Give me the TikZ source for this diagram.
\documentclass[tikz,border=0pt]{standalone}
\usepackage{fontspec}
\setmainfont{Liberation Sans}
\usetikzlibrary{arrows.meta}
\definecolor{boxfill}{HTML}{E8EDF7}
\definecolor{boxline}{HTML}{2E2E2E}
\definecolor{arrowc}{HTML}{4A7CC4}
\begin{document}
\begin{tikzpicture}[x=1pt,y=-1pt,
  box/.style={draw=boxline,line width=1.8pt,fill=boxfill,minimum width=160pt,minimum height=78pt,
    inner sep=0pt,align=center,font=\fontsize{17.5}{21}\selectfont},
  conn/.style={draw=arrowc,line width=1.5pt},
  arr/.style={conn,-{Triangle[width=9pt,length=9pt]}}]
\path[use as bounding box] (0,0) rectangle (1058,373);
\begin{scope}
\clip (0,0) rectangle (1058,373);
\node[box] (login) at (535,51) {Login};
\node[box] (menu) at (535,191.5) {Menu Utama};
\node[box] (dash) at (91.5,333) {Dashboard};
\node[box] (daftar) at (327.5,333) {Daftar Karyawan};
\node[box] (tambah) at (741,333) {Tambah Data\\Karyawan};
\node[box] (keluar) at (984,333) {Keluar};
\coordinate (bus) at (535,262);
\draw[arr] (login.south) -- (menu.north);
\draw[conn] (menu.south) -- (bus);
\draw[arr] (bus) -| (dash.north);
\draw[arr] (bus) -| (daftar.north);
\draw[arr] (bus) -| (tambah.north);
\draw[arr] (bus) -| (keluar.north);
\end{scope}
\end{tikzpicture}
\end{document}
────────────────
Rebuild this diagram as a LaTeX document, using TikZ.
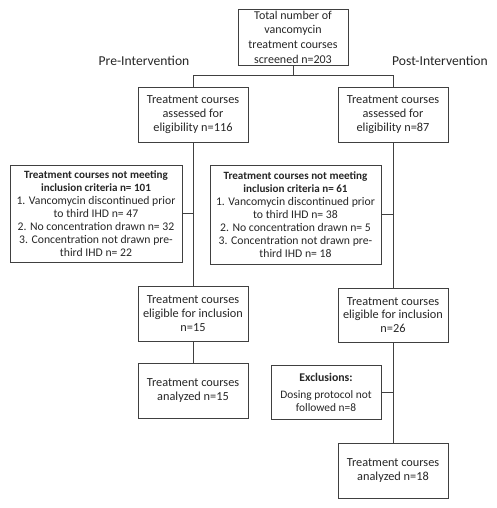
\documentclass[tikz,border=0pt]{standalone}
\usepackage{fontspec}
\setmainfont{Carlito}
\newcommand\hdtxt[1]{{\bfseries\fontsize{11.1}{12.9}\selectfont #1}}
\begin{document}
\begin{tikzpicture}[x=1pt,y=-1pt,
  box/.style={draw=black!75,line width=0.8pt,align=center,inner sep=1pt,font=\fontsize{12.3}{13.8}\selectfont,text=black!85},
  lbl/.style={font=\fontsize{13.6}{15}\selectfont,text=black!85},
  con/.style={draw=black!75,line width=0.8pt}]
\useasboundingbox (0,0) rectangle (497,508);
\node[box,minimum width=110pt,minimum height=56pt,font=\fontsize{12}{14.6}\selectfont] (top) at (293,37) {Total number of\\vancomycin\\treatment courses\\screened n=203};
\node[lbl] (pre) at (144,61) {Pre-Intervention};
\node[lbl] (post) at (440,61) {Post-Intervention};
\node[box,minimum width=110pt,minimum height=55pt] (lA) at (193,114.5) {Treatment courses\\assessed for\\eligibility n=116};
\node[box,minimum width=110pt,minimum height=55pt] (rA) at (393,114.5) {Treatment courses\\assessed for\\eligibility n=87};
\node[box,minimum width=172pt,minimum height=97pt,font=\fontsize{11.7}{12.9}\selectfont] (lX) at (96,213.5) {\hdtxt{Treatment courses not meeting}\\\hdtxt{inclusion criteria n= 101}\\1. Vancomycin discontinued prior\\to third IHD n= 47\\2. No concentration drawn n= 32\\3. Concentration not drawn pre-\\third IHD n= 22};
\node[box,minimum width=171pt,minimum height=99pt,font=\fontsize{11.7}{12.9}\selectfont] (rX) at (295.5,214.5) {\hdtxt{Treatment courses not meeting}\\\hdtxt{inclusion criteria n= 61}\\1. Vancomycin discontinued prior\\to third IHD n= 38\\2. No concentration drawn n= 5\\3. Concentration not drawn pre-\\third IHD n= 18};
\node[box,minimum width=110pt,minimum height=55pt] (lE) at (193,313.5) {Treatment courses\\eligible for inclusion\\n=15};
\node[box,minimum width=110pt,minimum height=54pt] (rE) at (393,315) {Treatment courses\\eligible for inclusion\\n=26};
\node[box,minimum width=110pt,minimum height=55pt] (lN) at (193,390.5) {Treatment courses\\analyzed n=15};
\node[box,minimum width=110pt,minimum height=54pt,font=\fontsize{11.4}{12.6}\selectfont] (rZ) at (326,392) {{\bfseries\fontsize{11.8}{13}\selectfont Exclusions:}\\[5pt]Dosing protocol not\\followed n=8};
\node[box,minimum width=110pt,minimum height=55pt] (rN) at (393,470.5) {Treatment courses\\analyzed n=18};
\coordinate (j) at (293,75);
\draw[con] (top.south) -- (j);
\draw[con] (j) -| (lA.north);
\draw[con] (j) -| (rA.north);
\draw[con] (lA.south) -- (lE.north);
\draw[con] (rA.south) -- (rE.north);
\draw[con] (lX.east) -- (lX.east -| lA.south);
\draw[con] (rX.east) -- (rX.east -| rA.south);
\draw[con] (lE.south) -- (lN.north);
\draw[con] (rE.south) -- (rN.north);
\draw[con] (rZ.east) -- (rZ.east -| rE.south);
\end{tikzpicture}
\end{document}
────────────────
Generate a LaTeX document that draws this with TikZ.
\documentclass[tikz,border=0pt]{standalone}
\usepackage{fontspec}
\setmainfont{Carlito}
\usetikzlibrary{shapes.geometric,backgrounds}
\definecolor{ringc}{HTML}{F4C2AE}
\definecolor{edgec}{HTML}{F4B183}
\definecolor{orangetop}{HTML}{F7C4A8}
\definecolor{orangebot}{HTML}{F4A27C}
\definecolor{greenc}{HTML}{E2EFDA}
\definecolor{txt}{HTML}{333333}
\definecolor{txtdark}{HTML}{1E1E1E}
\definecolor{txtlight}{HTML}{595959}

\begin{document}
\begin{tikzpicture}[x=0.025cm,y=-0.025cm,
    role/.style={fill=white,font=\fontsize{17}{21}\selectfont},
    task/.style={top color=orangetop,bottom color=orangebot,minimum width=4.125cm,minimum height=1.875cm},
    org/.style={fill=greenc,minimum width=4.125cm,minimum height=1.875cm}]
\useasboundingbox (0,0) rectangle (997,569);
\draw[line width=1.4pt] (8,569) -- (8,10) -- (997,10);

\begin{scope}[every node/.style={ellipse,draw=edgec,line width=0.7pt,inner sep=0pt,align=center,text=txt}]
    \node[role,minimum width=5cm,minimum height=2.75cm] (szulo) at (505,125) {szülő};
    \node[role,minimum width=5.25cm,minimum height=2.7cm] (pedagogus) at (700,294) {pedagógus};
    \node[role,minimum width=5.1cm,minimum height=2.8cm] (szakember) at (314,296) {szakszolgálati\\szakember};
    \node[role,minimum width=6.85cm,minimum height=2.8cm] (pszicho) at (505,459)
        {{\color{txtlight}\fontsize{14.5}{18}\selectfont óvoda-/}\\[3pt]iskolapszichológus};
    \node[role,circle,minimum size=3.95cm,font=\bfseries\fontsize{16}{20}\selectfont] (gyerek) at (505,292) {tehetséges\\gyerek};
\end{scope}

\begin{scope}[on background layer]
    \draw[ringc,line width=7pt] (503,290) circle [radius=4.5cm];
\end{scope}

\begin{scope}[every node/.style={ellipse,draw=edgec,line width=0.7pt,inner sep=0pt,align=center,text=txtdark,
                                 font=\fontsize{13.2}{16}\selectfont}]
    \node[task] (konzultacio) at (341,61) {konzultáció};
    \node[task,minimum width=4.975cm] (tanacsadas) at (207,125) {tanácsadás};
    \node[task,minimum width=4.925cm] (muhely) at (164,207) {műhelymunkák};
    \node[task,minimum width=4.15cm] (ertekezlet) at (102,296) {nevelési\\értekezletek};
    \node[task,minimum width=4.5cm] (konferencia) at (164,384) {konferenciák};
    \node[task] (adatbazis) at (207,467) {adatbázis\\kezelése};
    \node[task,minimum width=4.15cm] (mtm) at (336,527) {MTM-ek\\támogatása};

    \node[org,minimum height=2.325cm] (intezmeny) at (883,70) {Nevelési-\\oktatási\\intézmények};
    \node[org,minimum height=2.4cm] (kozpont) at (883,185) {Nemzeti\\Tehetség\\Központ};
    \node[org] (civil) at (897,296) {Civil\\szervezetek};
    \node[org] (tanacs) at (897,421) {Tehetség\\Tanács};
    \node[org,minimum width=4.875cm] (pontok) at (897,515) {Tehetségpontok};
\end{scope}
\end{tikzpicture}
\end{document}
────────────────
PROMPT: In the listing above, locate each line with "this" and copy it.

RESPONSE:
Give me the TikZ source for this diagram.
Rebuild this diagram as a LaTeX document, using TikZ.
Generate a LaTeX document that draws this with TikZ.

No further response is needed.